“Better Call Saul” is a show beautifully obsessed with detail. It borders on being a procedural at times, as we watch its characters work through the physical and mental dilemmas in front of them. It’s not a show big on montage or cutting corners, and it’s a program that’s brilliant in the way every little thing can matter. It was thematically perfect for both this show and “Breaking Bad” that last season climaxed with drama surrounding the transposition of two numbers on legal documents. Both series have been programs about how choices matter. We’re so accustomed to TV shows that reboot constantly, rarely having plot points that build on each other or impact plot points yet to come. Think about the entire arc of “Breaking Bad”—it all comes from the pilot, from decisions Walter White made in episode one. And “Better Call Saul” is working from a similar template, one in which every decision is impacted by ones made before it. I adore the scene in the second episode of this upcoming season in which Kim (Rhea Seehorn) obsesses over using a period, semicolon, or em dash—and it’s not just because I’m an editor. It’s because it’s the kind of detailed work that is symbolic of why this show is still so damn good.
Of course, the season premiere opens as the previous two season premieres did, with a return to “present day,” post-“Breaking Bad,” in which Saul Goodman is working at a Cinnabon in Omaha. We get more of this than usual, in ways I won’t spoil but that fit thematically with the saga of a man forced to make decisions about what’s right and wrong on a regular basis. “Better Call Saul” is a show about a man carrying the baggage of his con man past and constantly trying to do right but being tempted by the freedom that comes with doing wrong.
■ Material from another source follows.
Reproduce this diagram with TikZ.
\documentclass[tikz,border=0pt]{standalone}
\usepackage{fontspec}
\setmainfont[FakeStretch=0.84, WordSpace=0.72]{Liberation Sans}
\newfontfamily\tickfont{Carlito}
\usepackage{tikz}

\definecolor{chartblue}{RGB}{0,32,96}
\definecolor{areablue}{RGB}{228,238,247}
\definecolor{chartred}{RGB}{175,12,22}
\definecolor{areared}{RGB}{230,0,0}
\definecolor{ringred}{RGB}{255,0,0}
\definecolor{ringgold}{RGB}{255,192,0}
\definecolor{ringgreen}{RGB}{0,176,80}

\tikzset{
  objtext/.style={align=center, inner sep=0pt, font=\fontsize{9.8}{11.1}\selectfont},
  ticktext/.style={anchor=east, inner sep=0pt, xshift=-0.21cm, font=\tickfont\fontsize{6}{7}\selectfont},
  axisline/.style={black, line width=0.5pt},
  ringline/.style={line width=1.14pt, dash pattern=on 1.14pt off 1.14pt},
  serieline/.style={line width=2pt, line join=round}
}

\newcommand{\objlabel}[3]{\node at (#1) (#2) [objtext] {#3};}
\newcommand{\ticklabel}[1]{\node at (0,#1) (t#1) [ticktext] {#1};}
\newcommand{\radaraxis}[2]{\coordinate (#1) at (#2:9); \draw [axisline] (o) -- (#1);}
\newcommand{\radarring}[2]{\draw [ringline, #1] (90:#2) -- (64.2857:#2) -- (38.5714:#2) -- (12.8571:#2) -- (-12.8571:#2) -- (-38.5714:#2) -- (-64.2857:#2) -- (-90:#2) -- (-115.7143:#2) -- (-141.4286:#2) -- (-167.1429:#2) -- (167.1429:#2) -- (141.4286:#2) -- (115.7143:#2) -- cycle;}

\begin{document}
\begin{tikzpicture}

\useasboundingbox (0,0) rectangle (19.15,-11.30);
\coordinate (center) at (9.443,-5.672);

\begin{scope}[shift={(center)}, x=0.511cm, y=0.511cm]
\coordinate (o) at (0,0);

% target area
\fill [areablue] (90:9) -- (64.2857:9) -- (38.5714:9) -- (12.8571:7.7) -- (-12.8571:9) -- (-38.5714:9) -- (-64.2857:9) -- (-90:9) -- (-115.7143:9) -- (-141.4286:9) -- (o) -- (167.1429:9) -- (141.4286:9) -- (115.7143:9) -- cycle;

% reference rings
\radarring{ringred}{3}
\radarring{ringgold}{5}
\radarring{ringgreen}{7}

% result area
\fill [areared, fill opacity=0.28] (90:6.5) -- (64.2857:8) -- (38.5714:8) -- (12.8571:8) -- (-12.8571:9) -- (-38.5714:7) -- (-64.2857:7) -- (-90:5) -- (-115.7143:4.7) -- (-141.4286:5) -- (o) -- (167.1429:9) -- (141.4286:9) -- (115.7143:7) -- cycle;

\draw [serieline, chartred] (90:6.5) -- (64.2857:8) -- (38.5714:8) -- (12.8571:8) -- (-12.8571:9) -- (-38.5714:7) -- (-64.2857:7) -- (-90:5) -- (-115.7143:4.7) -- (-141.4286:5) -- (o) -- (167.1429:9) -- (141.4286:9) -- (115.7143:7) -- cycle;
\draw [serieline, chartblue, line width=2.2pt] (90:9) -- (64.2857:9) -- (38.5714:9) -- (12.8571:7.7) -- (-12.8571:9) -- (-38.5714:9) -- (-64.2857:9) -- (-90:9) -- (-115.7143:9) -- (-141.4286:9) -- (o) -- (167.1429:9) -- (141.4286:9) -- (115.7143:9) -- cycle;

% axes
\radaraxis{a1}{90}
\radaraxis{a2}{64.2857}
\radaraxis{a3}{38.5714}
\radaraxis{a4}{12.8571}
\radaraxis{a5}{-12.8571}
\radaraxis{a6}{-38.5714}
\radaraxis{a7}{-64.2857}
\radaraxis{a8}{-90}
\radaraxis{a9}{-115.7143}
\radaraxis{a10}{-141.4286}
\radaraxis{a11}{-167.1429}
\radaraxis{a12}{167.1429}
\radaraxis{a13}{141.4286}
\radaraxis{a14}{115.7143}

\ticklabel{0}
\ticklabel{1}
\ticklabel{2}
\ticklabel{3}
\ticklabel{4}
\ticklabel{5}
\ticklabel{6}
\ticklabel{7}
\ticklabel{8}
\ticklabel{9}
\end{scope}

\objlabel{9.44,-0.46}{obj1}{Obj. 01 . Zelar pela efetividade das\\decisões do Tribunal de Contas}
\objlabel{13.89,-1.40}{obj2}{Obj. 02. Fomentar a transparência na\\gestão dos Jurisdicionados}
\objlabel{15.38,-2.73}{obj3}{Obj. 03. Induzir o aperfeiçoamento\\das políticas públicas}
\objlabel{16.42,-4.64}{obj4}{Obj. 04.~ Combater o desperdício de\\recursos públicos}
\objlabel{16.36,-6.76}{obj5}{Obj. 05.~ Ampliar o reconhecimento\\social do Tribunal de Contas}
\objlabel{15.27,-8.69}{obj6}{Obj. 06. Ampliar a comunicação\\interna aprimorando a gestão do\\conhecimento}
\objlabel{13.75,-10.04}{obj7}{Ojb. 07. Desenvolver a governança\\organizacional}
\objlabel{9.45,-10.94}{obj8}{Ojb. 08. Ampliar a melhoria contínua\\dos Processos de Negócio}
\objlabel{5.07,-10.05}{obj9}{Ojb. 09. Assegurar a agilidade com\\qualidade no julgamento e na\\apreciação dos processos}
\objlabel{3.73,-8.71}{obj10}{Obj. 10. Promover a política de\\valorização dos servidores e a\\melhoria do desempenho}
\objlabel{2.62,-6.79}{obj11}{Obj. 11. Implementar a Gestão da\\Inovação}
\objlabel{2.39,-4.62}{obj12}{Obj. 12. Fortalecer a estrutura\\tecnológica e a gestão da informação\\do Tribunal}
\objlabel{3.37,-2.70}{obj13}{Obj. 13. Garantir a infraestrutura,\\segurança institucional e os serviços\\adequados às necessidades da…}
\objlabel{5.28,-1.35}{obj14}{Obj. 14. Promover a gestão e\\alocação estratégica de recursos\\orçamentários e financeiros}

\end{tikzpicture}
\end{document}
One person that Jimmy McGill (Bob Odenkirk) has tried to do right by is his brother Chuck (Michael McKean), a man allergic to technology and arguably even more allergic to any sign that his brother may be stable and successful. Don’t get me wrong—Jimmy is no saint—but we have learned the depths to which Chuck will go to keep Jimmy down. Suspecting that his numerical malfeasance was killing his mentally and emotionally unstable brother at the end of last season, Jimmy confessed to him, thinking that he was just allaying a brother’s concerns that he was going crazy. We saw in the final scene of season two that Chuck had taped that conversation, and that tape becomes a key plot point at the start of season three as Jimmy and Kim start their own practice. What will Chuck do with the tape? And what does it say about Chuck that he defiled his brother’s privacy in the first place? It’s interesting to consider the roles reversed. Chuck would never transpose the digits and break those kind of legal boundaries the way Jimmy did. He’s too upright a citizen to do that. But Jimmy would never tape Chuck.
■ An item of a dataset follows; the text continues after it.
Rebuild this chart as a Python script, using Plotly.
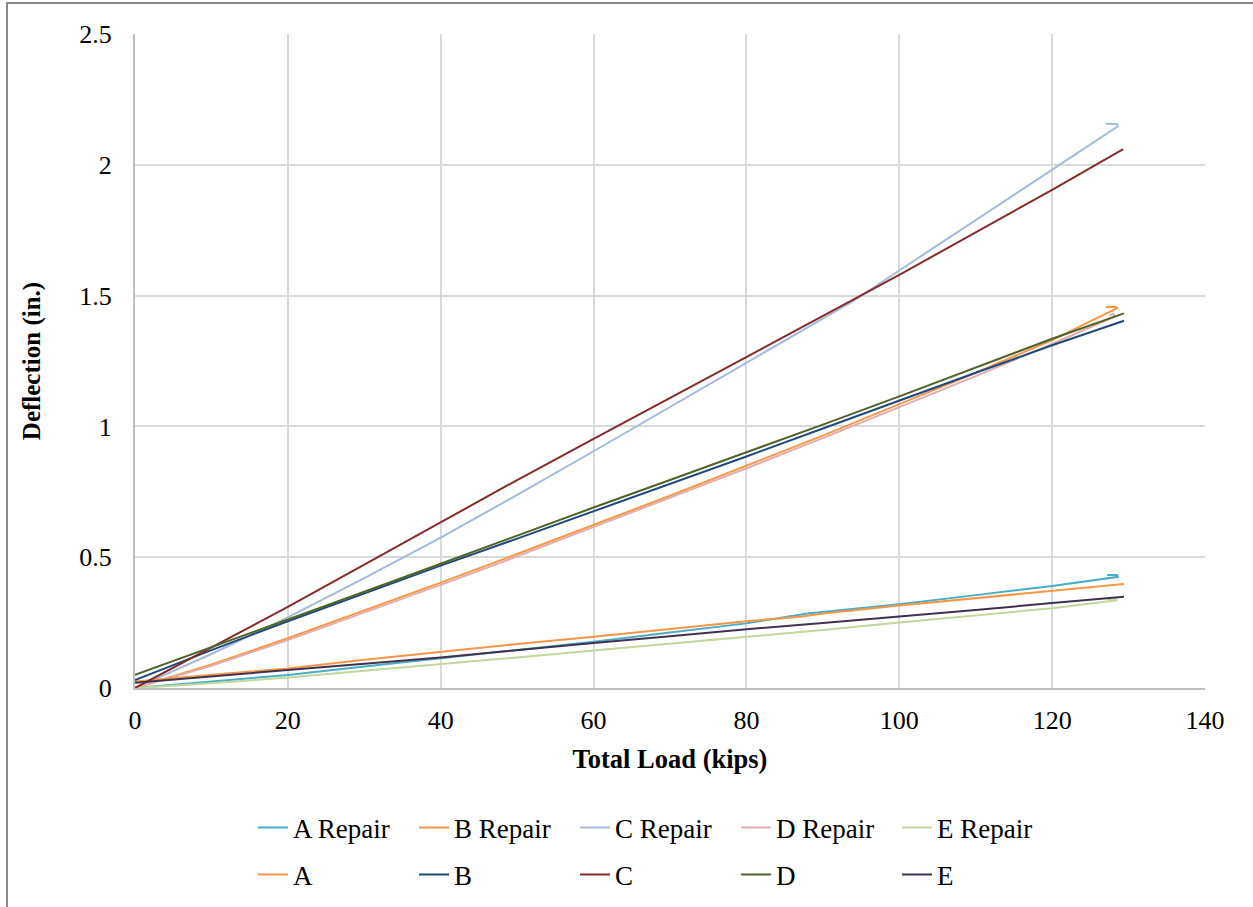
import plotly.graph_objects as go

# ---- data (Total Load in kips, Deflection in inches) ----
a_rep_x = [0, 10, 20, 30, 40, 50, 60, 70, 80, 88, 100, 110, 120, 128.6, 128.5, 127.2]
a_rep_y = [0.0, 0.024, 0.05, 0.082, 0.113, 0.145, 0.177, 0.212, 0.247, 0.285, 0.32, 0.355, 0.39, 0.425, 0.432, 0.432]

b_rep_x = [0, 10, 20, 30, 40, 50, 60, 70, 80, 90, 100, 110, 120, 128.5, 128.4, 127.0]
b_rep_y = [0.0, 0.09, 0.19, 0.295, 0.403, 0.512, 0.623, 0.735, 0.85, 0.965, 1.085, 1.205, 1.33, 1.452, 1.456, 1.456]

c_rep_x = [0, 10, 20, 30, 40, 50, 60, 70, 80, 94, 100, 110, 120, 128.6, 128.5, 127.0]
c_rep_y = [0.0, 0.13, 0.27, 0.42, 0.575, 0.738, 0.905, 1.075, 1.245, 1.48, 1.596, 1.788, 1.98, 2.147, 2.156, 2.157]

d_rep_x = [0, 10, 20, 30, 40, 50, 60, 70, 80, 90, 100, 110, 120, 128.2, 128.0, 127.5]
d_rep_y = [0.0, 0.085, 0.183, 0.287, 0.394, 0.503, 0.615, 0.727, 0.84, 0.955, 1.072, 1.192, 1.315, 1.42, 1.43, 1.425]

e_rep_x = [0, 10, 20, 30, 40, 50, 60, 70, 80, 90, 100, 110, 120, 128.5, 128.3, 127.2]
e_rep_y = [0.0, 0.018, 0.04, 0.065, 0.09, 0.117, 0.143, 0.169, 0.195, 0.222, 0.25, 0.278, 0.305, 0.335, 0.34, 0.34]

a_x = [0, 10, 20, 30, 40, 50, 60, 70, 80, 87, 90, 100, 110, 120, 129.4]
a_y = [0.025, 0.05, 0.075, 0.108, 0.139, 0.168, 0.196, 0.226, 0.255, 0.272, 0.285, 0.315, 0.343, 0.37, 0.398]

b_x = [0, 10, 20, 30, 40, 50, 60, 70, 80, 90, 100, 110, 120, 129.4]
b_y = [0.03, 0.145, 0.255, 0.362, 0.468, 0.571, 0.675, 0.78, 0.885, 0.992, 1.10, 1.205, 1.31, 1.404]

c_x = [0, 10, 20, 30, 40, 50, 60, 70, 80, 90, 100, 110, 120, 129.3]
c_y = [0.0, 0.155, 0.31, 0.472, 0.635, 0.795, 0.952, 1.108, 1.265, 1.422, 1.579, 1.742, 1.904, 2.06]

d_x = [0, 10, 20, 30, 40, 50, 60, 70, 80, 90, 100, 110, 120, 129.4]
d_y = [0.05, 0.155, 0.26, 0.368, 0.475, 0.583, 0.69, 0.795, 0.90, 1.007, 1.115, 1.225, 1.335, 1.432]

e_x = [0, 10, 20, 30, 40, 50, 60, 70, 80, 90, 100, 110, 120, 129.4]
e_y = [0.02, 0.045, 0.07, 0.093, 0.117, 0.145, 0.172, 0.198, 0.225, 0.248, 0.272, 0.298, 0.325, 0.349]

repair_names = ["A Repair", "B Repair", "C Repair", "D Repair", "E Repair"]
orig_names = ["A", "B", "C", "D", "E"]

repair_colors = ["#4BACC6", "#F79646", "#A3BADB", "#E2AEAD", "#C3D69B"]
orig_colors = ["#F79646", "#1F497D", "#862B2B", "#4F6228", "#403151"]

repair_data = [(a_rep_x, a_rep_y), (b_rep_x, b_rep_y), (c_rep_x, c_rep_y),
               (d_rep_x, d_rep_y), (e_rep_x, e_rep_y)]
orig_data = [(a_x, a_y), (b_x, b_y), (c_x, c_y), (d_x, d_y), (e_x, e_y)]

FONT = "Liberation Serif"

fig = go.Figure()
for name, color, (xs, ys) in zip(repair_names, repair_colors, repair_data):
    fig.add_trace(go.Scatter(x=xs, y=ys, name=name, mode="lines",
                             line=dict(color=color, width=2), legend="legend"))
for name, color, (xs, ys) in zip(orig_names, orig_colors, orig_data):
    fig.add_trace(go.Scatter(x=xs, y=ys, name=name, mode="lines",
                             line=dict(color=color, width=2), legend="legend2"))

L, T, R, B = 135, 34, 48, 219
W, H = 1253, 907
pw, ph = W - L - R, H - T - B

legend_common = dict(orientation="h", xanchor="left", yanchor="middle",
                     x=(253 - L) / pw, entrywidth=116, entrywidthmode="pixels",
                     font=dict(family=FONT, size=27, color="black"),
                     bgcolor="rgba(0,0,0,0)", borderwidth=0, tracegroupgap=0)

fig.update_layout(
    width=W, height=H,
    margin=dict(l=L, r=R, t=T, b=B, autoexpand=False),
    paper_bgcolor="white", plot_bgcolor="white",
    font=dict(family=FONT, size=26, color="black"),
    legend=dict(**legend_common, y=-(828 - (H - B)) / ph),
    legend2=dict(**legend_common, y=-(875 - (H - B)) / ph),
    xaxis=dict(range=[0, 140], dtick=20, tick0=0,
               showgrid=True, gridcolor="#D9D9D9", gridwidth=2,
               showline=True, linecolor="#BFBFBF", linewidth=2,
               zeroline=False, ticks="", ticklabelstandoff=8,
               tickfont=dict(family=FONT, size=26, color="black"),
               title=dict(text="<b>Total Load (kips)</b>", standoff=15,
                          font=dict(family=FONT, size=26.5, color="black"))),
    yaxis=dict(range=[0, 2.5], dtick=0.5, tick0=0,
               showgrid=True, gridcolor="#D9D9D9", gridwidth=2,
               showline=True, linecolor="#BFBFBF", linewidth=2,
               zeroline=False, ticks="", ticklabelstandoff=16,
               tickfont=dict(family=FONT, size=26, color="black"),
               title=dict(text="<b>Deflection (in.)</b>", standoff=32,
                          font=dict(family=FONT, size=25, color="black"))),
    shapes=[dict(type="rect", xref="paper", yref="paper",
                 x0=(7 - L) / pw, x1=(W + 10 - L) / pw,
                 y0=-(H + 10 - (H - B)) / ph, y1=(H - B - 3) / ph,
                 line=dict(color="#898989", width=2), fillcolor="rgba(0,0,0,0)",
                 layer="below")],
)

fig.write_html("out.html", config={"displayModeBar": False},
               post_script="document.body.style.margin='0';document.body.style.overflow='hidden';")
While the tape from the end of season two defines the beginning of season three, so does the note that Mike (Jonathan Banks) found on his car. Who’s tracking him? Mike becomes obsessed with getting to the bottom of it, taking his vehicle apart to figure it out. The advertising for the season has already spoiled it, so we know that Mike’s investigation will bring him into the world of the greatest villain from “Breaking Bad,” Gus Fring (Giancarlo Esposito). How Mike and Jimmy became employees of Gus will be one of the most interesting arcs of this entire series, and there’s a visceral thrill to seeing Jimmy/Saul in a Los Pollos Hermanos, especially the way the brilliant, nearly-dialogue-less scene there unfolds.
In a lesser series, bringing back Gus might feel like cheap fan service, but the writers of “Better Call Saul” have proven that this prequel was never meant to be a cash-in on the success of “Breaking Bad.” It completely stands on its own, interesting as a companion to “Breaking Bad” but never feeling like an echo or attempt to recreate something that’s been done before. If anything, “Better Call Saul” is actually a more complex show, a program willing to take its time, build its themes, and focus on character more than plot.
Every element of this show remains among the best on TV, but what struck me most about the first two episodes of season three was the deliberate, confident pacing. Not many other shows would take the time this program does with something like Mike’s quest for information. Perhaps it’s because of how much TV feels a need to compete with our low-attention-span iEra personalities that its stand-out dramas defy a quick-cut, plot-packed template. “The Americans,” “Better Call Saul,” the new seasons of “Fargo” and “The Leftovers”—there’s never a sense that these programs are desperate to please or worried about you looking at your phone while you’re watching. They are true only to themselves, and if that means they’re “slow,” so be it. It takes confidence to be certain that your attention to detail will make characters and themes rich enough to work as entertainment after a long Monday. “Better Call Saul" remains one of the most confident shows of this decade.